A policy draft seen by Dow Jones Newswires stipulates that more than 50% of sales of locally manufactured vehicles must be from domestic companies that own the technological property rights.


That clause is likely to force international car makers to increase technology transfers to their domestic joint venture partners, Dow Jones said.


But Leissner told the news agency in an interview that he was confident that the final form of the draft car industry policy will reflect the more reasonable and pragmatic outlook of younger, more progressive elements in China’s government.


“I believe they know that without foreign capital and foreign investment there is no way (for China’s economy) to go forward, so this (policy) will probably be redesigned over the next year,” he reportedly said, adding: “It’s a fight between modern thinking and older thinking …(and) I trust the forward thinking of the new government.”


Dow Jones said such hopes are directly related to the fact that VW plans to invest more than €6 billion in China to help double annual production capacity to around 1.6 million vehicles over the next five years.


VW’s China joint ventures recorded a more than 40% year on year increase in sales in July and will produce a total of 680,000 vehicles in 2003, Leissner told the news agency.


VW will source the expansion funds from retained profits from its China operations and divide the investment roughly equally between its two domestic car manufacturing joint ventures, FAW-Volkswagen Automotive Co. and Shanghai Volkswagen Automotive Co., Dow Jones added.

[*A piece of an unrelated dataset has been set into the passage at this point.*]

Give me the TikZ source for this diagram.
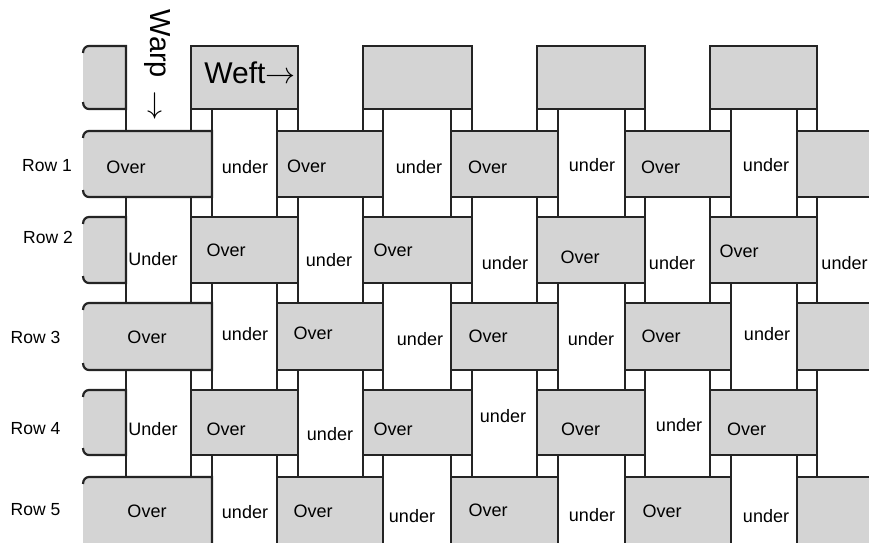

Strong demand helped China record a 70.6% year on year rise in passenger car production to 171,000 units in July, the National Bureau of Statistics reported on Monday, Dow Jones said.


Leissner told the news agency that VW is projecting 10%-15% year-on-year sales growth over the next decade.


But aggressive expansion by competitors such as General Motors has trimmed VW’s dominant market share from an estimated 45-47% in September 2002 to around 35%-40% currently, the report noted.


“We can’t produce enough cars (to maintain market share) and that’s why we need the (new) investment,” Leissner said, according to Dow Jones.